§ YOUR GOAL: Please report every line from the material that contains the word "React".
○ ○ ○ ○
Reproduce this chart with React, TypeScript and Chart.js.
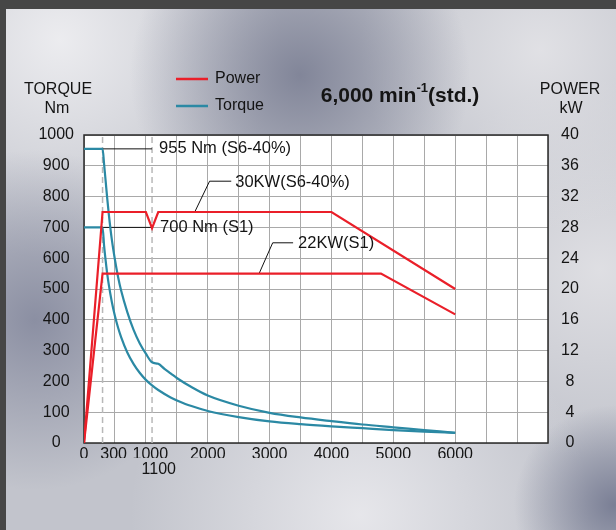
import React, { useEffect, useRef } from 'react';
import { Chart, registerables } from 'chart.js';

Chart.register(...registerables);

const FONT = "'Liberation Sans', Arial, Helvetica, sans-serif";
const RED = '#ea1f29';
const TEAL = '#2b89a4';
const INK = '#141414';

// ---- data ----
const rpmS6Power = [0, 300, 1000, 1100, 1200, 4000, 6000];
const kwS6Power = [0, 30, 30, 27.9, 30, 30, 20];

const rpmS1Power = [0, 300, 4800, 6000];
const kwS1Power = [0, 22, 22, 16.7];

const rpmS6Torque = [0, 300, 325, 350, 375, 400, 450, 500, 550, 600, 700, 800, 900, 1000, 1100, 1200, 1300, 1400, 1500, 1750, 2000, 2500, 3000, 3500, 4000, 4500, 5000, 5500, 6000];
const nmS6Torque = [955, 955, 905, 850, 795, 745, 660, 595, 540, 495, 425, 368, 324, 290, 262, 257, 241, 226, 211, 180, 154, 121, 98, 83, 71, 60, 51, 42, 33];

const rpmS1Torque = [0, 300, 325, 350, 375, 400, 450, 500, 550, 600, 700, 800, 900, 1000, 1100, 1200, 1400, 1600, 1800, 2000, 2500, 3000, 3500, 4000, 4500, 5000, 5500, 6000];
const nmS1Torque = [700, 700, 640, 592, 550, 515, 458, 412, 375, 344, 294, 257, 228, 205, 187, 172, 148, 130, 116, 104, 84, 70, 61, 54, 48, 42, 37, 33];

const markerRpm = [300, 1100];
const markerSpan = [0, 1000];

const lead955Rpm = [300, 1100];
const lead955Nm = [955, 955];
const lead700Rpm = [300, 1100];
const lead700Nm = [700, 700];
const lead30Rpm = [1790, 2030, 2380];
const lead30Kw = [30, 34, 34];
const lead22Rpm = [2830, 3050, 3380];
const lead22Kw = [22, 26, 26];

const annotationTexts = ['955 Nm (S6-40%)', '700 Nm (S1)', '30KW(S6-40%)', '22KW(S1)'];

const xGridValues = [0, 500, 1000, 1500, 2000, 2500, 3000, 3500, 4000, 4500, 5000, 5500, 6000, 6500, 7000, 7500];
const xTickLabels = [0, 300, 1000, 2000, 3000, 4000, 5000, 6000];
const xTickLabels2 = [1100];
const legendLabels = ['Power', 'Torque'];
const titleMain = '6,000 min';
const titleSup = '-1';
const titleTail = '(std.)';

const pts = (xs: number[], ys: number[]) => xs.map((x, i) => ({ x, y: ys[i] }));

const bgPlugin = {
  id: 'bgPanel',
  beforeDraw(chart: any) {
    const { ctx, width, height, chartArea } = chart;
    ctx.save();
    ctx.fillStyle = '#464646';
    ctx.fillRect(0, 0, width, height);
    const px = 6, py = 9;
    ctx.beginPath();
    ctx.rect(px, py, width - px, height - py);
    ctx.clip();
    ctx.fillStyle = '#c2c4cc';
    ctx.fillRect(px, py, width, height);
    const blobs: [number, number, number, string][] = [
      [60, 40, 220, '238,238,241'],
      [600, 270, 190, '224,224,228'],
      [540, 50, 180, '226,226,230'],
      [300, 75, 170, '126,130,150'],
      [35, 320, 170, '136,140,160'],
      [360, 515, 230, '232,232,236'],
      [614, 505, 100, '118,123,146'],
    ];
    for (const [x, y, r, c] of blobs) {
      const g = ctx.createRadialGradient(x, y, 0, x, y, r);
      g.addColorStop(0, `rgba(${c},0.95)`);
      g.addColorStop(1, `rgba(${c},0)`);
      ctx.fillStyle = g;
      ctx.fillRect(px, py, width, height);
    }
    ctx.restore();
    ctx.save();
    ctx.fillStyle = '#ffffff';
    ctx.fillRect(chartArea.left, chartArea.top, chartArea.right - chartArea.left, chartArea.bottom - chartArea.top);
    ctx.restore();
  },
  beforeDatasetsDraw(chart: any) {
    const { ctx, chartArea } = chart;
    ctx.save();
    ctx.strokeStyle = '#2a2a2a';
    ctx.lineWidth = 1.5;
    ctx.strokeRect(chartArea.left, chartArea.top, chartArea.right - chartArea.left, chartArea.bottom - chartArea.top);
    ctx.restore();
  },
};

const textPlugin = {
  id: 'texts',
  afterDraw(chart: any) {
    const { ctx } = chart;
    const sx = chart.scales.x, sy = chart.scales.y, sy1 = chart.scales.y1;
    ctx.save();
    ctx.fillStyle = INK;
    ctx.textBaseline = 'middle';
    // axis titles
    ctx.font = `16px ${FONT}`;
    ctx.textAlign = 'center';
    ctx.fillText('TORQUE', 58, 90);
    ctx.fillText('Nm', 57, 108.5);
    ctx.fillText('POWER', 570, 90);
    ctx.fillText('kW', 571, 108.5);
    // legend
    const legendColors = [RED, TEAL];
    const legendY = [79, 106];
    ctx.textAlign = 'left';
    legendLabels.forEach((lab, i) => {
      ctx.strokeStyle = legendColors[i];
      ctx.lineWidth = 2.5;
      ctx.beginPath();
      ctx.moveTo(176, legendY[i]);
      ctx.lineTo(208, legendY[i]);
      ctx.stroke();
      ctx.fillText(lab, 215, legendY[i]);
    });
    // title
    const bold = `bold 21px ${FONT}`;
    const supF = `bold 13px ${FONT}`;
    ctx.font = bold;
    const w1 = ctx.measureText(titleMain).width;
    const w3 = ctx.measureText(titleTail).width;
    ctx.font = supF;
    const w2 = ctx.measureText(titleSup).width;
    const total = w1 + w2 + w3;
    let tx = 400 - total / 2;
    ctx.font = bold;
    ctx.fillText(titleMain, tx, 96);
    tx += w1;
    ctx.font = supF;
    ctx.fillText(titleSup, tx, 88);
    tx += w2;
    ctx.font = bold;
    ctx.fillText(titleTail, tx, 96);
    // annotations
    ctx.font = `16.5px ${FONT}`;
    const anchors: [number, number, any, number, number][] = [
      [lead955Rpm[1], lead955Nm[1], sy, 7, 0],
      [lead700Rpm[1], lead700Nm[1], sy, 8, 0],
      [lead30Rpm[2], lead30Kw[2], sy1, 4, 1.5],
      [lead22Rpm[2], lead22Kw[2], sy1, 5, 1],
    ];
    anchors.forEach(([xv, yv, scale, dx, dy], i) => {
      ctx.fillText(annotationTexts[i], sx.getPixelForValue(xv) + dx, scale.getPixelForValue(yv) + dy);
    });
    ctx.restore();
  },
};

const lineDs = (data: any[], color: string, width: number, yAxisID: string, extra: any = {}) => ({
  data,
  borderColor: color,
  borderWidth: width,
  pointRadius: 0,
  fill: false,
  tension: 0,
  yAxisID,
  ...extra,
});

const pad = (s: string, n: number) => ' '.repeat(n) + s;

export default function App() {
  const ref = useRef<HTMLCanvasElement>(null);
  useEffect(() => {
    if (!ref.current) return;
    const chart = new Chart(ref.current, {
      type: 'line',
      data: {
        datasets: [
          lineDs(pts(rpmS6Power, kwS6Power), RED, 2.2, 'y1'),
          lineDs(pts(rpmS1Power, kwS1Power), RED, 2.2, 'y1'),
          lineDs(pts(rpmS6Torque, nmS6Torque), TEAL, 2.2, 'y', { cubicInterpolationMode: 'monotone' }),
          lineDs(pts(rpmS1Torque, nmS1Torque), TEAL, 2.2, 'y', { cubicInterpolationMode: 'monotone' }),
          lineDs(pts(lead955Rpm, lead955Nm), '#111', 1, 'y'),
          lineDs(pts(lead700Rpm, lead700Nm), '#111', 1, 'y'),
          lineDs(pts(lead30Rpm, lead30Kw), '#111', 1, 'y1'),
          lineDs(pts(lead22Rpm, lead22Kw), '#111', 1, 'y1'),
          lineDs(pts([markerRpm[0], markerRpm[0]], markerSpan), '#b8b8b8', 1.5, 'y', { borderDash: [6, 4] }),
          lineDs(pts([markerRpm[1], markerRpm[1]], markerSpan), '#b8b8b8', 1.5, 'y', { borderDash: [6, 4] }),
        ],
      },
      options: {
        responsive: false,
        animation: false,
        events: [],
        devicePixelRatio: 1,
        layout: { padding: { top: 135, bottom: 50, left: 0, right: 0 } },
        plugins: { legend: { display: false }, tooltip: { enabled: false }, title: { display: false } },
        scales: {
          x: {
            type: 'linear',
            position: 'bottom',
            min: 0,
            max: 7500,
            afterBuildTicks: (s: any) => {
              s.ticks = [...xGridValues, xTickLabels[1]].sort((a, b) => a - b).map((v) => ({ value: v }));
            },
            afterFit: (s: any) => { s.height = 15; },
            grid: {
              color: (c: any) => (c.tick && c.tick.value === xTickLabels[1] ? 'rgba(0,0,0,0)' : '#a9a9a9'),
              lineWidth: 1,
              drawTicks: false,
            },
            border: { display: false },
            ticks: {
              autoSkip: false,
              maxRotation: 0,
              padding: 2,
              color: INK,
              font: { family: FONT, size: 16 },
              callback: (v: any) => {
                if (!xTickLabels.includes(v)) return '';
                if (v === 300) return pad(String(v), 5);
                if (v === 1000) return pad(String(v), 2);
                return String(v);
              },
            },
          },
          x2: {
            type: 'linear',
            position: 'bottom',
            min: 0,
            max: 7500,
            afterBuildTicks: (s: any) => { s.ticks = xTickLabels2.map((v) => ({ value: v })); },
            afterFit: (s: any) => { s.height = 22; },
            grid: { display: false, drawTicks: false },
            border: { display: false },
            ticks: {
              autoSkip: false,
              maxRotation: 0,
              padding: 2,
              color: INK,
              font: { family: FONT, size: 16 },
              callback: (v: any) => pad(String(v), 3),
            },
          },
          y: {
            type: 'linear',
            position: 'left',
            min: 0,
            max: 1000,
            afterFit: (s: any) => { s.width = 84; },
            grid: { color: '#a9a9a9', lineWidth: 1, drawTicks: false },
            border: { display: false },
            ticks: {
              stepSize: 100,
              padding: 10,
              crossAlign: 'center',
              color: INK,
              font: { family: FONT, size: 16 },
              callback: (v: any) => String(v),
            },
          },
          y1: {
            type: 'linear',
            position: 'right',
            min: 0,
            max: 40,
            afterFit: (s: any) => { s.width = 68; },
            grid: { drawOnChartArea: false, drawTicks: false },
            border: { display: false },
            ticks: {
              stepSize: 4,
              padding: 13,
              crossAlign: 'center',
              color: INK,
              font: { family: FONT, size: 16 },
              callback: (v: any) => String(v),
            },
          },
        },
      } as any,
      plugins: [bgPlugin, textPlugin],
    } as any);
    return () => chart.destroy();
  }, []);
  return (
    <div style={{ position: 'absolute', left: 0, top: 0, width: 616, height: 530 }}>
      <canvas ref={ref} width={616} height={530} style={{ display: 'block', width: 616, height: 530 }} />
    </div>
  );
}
○ ○ ○ ○
§ OUTPUT OF THE EXERCISE:
Reproduce this chart with React, TypeScript and Chart.js.
import React, { useEffect, useRef } from 'react';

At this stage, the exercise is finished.